Quando perguntado sobre as características comuns entre sua obra e a de João Antônio, Ferréz também identifica como principal ponto de tangência a marca do submundo das personagens. Tanto é que costuma se referir à sua produção como “literatura marginal”, expressão que dá nome a uma editora fundada por ele para veicular os textos de outros jovens moradores da periferia que engatinham na carreira – além de representar uma homenagem ao mestre.

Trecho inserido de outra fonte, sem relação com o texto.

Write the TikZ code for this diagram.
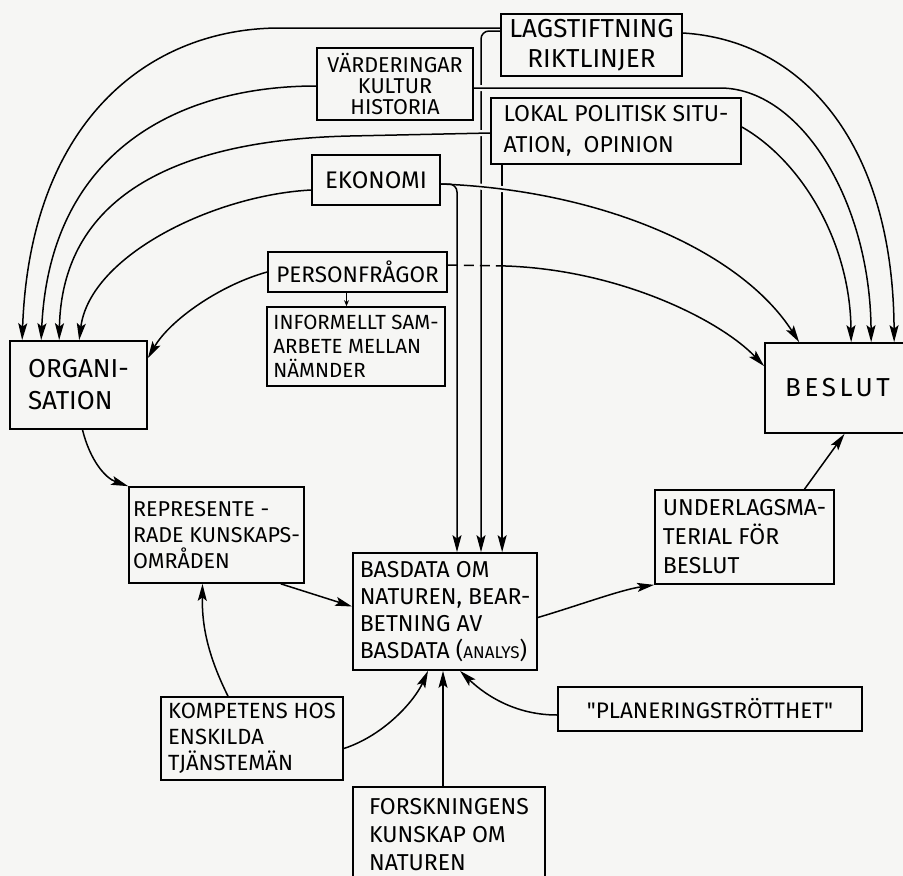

Mas há importantes diferenças estilísticas entre os dois. A narrativa de Ferréz é mais documental, quase que uma transposição literal da fala das ruas. A ação também se revela mais intensa e dramática. “João Antônio, por outro lado, apresenta um caráter lírico que não tem lugar na literatura do Ferréz. Além disso, possui uma consciência da linguagem que é impressionante. Seu valor está menos no tema do que na forma com que esse tema é trabalhado. Com a linguagem usada para falar sobre sinuca, ele poderia discorrer sobre bridge. Essa é a grande novidade”, analisa Ana Maria.
João Antônio segue a trilha de outros escritores considerados malditos, como Lima Barreto, uma de suas principais inspirações. Porém, ao menos para a atual geração que desponta cheia de vontade de cutucar as feridas da precária justiça social brasileira através da literatura, ele é “eterno e único” – como o define Ferréz.